BEGIN

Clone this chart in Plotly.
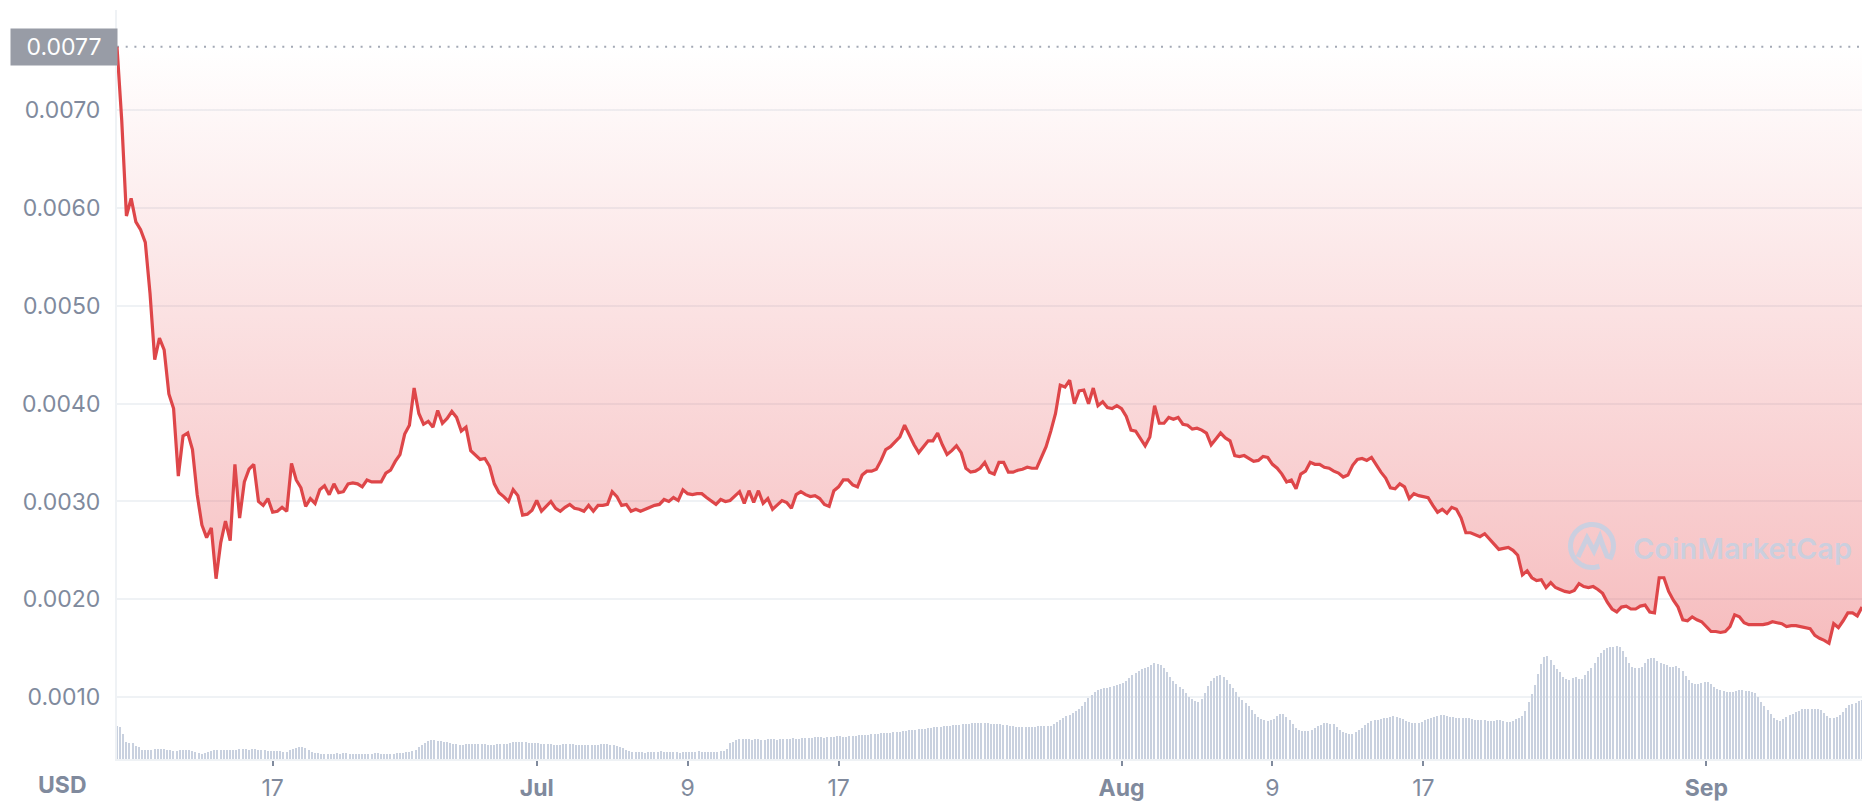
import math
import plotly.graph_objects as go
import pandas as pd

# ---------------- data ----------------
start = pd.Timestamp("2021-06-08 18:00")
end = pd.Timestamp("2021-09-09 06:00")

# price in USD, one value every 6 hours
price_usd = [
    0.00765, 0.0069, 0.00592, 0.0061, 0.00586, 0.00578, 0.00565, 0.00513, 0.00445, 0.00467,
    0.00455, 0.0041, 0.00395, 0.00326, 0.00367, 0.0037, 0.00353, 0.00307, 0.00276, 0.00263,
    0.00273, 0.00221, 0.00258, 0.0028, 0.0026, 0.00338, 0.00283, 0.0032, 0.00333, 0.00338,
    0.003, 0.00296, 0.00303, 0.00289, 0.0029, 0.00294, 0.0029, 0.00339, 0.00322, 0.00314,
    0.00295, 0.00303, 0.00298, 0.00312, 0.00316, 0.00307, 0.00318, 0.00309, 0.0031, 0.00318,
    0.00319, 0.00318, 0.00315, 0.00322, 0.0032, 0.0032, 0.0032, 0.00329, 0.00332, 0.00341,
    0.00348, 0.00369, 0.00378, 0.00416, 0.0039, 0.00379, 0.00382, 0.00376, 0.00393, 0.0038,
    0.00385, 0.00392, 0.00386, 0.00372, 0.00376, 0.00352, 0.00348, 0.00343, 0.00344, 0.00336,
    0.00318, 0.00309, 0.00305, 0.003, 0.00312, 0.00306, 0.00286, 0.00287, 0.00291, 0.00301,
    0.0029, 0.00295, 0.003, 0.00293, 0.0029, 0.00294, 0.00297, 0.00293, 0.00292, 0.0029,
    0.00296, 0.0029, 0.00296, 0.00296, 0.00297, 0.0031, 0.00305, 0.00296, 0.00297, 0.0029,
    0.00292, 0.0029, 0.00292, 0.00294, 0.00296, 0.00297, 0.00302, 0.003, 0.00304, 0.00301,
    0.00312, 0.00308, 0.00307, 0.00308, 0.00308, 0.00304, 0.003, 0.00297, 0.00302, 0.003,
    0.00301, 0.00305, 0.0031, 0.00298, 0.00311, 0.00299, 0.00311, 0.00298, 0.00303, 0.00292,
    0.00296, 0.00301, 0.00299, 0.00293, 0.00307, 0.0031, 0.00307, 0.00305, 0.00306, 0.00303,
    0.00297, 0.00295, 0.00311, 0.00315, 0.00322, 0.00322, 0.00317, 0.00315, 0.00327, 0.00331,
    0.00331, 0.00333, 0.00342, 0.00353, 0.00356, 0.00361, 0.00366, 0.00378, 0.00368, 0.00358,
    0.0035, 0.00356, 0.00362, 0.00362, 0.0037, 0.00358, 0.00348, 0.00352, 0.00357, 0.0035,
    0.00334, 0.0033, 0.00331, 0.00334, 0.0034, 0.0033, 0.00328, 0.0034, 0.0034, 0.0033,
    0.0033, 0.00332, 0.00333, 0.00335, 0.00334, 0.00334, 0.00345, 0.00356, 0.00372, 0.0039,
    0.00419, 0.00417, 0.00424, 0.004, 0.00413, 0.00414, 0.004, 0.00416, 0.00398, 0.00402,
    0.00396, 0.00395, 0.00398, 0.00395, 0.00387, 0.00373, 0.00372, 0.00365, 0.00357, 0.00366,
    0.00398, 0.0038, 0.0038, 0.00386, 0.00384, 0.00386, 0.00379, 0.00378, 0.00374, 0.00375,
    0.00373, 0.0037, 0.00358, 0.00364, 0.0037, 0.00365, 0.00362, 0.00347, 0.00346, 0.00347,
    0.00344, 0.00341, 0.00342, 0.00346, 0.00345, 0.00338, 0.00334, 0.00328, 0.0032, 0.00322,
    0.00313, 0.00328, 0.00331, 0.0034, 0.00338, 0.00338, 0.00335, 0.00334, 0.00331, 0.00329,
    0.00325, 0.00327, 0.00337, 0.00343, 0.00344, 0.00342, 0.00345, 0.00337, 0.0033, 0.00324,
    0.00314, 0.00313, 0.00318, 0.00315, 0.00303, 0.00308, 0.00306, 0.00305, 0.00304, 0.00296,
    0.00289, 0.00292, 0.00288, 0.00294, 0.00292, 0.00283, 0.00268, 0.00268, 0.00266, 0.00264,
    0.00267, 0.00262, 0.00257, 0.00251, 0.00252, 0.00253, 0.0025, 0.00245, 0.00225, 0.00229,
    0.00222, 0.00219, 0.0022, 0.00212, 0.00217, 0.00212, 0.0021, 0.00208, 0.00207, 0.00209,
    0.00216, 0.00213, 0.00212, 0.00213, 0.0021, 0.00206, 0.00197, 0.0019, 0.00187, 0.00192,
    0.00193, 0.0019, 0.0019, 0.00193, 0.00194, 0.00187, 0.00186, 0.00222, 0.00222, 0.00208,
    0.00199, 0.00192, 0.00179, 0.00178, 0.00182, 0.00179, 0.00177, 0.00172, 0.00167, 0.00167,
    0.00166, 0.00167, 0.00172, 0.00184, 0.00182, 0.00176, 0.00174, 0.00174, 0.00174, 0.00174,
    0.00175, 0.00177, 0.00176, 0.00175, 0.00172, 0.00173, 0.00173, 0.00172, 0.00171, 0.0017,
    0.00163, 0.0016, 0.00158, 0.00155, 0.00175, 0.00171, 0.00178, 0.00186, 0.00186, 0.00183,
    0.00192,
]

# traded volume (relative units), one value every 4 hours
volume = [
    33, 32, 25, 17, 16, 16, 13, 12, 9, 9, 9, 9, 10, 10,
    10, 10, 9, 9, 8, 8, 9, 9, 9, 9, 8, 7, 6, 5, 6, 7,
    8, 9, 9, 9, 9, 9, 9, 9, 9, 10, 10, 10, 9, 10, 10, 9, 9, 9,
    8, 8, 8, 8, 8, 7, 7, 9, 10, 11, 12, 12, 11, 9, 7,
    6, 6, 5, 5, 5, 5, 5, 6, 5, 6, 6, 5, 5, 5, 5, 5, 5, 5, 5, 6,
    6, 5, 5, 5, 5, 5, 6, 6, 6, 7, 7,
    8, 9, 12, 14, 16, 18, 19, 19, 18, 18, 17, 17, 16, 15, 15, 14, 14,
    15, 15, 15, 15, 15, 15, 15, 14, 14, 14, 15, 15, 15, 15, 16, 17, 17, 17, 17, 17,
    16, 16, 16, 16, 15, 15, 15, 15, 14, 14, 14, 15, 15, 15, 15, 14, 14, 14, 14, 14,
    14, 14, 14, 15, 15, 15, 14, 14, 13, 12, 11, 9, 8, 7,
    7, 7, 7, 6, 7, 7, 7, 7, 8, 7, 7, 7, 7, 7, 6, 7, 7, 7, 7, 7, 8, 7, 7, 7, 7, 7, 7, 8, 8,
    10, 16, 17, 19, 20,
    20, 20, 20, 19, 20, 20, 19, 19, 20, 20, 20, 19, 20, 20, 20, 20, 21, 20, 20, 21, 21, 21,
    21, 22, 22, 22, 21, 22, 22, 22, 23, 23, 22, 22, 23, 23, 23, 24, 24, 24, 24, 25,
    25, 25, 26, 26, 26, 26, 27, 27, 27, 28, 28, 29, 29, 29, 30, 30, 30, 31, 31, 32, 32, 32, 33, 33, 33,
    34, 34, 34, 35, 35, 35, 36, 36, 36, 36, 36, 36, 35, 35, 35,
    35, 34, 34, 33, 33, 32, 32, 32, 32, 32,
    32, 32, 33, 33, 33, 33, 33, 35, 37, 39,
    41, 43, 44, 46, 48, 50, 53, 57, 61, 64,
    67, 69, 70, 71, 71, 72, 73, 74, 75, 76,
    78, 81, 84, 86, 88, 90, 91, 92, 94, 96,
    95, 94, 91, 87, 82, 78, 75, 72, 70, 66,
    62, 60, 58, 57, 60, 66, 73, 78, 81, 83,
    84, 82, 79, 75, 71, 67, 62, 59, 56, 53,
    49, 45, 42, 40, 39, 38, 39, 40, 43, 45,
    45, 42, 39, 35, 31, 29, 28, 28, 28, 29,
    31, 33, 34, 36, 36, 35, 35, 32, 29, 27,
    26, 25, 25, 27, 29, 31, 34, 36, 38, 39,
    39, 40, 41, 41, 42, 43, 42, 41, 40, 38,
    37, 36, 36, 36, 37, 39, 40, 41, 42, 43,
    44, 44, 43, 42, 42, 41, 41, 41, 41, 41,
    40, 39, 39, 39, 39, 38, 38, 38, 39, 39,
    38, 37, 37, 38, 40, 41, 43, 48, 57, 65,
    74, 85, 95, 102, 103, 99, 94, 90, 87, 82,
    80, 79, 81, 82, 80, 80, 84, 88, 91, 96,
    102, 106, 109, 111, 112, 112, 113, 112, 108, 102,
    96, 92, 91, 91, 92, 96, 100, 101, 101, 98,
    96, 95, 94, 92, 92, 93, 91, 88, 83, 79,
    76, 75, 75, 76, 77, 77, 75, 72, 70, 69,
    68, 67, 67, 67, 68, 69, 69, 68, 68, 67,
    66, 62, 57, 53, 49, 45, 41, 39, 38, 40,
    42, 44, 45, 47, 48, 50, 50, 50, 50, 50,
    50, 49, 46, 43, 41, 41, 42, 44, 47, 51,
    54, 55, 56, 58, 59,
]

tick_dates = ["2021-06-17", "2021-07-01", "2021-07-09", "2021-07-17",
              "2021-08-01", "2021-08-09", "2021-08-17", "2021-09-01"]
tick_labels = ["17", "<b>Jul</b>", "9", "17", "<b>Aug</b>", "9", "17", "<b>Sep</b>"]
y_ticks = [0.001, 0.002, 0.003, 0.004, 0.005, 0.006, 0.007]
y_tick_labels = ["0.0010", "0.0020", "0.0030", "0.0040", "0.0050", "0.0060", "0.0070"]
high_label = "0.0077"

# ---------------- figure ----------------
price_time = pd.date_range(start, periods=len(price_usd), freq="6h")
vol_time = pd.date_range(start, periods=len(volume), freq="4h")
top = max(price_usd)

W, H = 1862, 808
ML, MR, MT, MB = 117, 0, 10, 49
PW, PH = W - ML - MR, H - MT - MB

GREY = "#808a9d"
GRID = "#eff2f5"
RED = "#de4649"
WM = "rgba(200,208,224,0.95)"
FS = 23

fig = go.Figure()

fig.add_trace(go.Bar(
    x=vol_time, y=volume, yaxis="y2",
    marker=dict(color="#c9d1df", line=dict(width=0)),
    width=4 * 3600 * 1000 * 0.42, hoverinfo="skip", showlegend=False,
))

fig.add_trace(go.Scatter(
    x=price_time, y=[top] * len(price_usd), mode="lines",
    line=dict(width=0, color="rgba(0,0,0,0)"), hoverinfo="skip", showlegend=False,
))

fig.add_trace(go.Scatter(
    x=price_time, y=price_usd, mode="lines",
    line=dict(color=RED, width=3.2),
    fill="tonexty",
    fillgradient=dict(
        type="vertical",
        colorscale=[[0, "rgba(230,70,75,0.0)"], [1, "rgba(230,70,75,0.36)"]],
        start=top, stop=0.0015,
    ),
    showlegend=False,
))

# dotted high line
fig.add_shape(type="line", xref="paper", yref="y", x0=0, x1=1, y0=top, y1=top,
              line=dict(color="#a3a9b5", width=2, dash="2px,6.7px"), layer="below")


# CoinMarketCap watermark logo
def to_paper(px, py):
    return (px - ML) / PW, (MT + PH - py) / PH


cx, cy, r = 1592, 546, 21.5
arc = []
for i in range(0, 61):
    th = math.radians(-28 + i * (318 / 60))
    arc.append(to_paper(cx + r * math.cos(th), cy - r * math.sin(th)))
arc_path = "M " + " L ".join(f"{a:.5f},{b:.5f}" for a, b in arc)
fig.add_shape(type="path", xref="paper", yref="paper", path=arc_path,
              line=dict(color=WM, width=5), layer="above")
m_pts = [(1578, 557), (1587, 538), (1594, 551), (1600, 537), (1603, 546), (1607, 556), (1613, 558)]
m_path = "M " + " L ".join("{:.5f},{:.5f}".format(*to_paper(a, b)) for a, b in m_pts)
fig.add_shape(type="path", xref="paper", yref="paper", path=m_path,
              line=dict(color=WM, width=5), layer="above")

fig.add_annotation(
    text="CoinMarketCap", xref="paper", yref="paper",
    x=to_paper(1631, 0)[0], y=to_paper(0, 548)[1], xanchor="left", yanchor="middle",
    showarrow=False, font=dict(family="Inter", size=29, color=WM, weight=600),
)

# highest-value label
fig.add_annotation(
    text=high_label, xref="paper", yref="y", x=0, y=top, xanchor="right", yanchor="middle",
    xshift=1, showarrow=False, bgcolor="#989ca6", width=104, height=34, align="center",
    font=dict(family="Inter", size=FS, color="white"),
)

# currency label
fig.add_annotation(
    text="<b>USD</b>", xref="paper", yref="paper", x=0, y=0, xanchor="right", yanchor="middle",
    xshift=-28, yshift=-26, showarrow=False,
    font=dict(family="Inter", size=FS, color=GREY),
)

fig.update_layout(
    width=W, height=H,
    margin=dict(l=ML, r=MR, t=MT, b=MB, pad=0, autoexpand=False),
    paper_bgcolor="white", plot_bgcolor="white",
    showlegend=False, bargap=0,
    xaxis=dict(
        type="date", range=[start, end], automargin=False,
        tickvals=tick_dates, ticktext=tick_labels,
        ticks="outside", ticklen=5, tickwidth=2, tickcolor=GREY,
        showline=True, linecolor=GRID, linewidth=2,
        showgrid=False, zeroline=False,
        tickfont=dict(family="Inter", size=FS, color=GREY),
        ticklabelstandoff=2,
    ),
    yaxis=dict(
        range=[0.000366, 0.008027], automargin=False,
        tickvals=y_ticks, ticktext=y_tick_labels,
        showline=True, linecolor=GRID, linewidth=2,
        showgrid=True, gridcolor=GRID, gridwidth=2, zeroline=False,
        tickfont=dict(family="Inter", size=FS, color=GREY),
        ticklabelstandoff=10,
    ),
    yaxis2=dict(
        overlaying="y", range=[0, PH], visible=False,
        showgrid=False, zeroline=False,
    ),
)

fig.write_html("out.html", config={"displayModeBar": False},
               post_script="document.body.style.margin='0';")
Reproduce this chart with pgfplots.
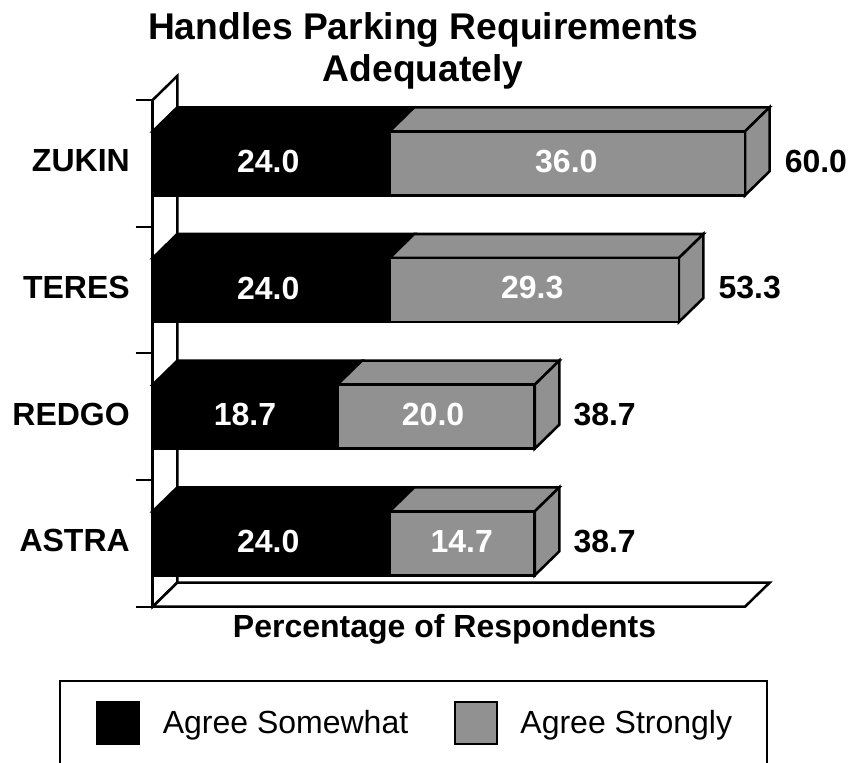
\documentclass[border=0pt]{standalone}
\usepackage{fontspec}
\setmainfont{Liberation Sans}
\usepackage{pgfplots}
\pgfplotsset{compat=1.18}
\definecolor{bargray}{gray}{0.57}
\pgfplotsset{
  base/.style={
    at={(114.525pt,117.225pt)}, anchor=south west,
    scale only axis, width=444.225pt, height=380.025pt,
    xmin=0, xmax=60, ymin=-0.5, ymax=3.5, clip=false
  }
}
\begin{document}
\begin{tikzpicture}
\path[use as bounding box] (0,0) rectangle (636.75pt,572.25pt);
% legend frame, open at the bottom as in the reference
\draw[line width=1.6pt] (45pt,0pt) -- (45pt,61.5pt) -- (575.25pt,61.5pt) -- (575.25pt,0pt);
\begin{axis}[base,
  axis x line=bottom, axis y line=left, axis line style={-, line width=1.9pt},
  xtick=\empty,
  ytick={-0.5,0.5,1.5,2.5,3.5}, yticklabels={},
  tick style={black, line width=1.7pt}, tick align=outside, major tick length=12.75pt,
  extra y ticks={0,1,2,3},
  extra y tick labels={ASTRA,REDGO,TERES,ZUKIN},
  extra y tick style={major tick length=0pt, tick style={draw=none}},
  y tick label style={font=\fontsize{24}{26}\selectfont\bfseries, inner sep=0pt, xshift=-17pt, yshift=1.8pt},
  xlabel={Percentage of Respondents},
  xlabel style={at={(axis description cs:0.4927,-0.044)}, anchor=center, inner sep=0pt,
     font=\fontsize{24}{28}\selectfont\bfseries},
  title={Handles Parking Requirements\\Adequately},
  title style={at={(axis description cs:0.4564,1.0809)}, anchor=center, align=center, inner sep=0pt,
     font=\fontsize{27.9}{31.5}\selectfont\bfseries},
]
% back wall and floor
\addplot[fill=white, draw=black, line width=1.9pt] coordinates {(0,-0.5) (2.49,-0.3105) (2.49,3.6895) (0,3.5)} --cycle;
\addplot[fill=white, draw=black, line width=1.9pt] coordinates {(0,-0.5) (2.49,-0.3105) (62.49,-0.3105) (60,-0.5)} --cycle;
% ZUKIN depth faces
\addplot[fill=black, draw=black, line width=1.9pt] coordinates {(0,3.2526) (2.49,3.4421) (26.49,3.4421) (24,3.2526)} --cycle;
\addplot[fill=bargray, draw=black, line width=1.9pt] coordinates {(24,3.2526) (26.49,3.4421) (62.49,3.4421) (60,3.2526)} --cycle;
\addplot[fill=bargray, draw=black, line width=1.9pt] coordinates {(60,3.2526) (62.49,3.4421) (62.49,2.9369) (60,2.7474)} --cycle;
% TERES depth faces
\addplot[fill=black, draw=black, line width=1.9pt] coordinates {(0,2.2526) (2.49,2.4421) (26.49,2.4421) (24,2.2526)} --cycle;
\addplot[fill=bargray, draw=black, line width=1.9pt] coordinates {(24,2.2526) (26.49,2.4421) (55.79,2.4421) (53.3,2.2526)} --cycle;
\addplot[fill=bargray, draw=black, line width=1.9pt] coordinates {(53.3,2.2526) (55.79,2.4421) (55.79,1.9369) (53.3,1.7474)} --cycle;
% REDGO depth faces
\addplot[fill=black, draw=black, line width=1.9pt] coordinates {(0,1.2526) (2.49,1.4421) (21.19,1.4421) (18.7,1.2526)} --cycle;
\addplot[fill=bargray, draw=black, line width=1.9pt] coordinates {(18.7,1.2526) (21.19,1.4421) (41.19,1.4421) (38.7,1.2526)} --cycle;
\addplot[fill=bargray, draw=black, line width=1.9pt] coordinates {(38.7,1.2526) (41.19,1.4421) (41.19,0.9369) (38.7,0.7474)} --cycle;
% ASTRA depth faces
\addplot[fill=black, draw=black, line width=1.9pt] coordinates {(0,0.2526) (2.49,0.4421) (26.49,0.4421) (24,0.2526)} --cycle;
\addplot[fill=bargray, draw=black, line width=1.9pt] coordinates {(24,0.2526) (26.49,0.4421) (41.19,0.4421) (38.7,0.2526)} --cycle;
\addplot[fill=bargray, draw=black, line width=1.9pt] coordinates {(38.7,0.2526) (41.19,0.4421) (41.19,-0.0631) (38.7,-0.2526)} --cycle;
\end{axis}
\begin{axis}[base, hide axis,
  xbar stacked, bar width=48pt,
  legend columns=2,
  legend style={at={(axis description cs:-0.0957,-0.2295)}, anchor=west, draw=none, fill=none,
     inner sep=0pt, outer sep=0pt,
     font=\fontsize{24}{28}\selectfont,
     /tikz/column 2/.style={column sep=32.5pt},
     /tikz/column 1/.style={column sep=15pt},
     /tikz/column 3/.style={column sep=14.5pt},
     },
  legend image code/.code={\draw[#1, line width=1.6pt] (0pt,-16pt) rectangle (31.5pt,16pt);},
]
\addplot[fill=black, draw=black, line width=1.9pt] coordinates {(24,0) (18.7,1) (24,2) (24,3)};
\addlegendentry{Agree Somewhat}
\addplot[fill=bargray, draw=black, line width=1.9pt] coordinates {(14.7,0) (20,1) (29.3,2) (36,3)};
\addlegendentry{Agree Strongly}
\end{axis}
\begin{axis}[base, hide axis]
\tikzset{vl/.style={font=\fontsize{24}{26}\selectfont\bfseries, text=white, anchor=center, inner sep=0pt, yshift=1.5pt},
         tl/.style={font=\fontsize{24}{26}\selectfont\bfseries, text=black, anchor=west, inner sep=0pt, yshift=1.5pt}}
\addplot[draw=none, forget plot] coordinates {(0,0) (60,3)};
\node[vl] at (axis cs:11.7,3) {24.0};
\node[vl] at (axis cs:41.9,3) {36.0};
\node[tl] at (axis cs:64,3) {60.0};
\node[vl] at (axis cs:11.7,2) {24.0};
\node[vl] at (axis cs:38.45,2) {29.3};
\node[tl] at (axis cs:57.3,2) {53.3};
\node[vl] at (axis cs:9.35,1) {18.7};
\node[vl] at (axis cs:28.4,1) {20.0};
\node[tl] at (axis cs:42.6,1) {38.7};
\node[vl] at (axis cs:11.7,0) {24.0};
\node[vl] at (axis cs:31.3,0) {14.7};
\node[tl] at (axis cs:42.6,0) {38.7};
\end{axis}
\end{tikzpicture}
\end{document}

END

__To do__. From the records above, pull out every line containing the word "this".

__Response to the exercise__.
Clone this chart in Plotly.
Reproduce this chart with pgfplots.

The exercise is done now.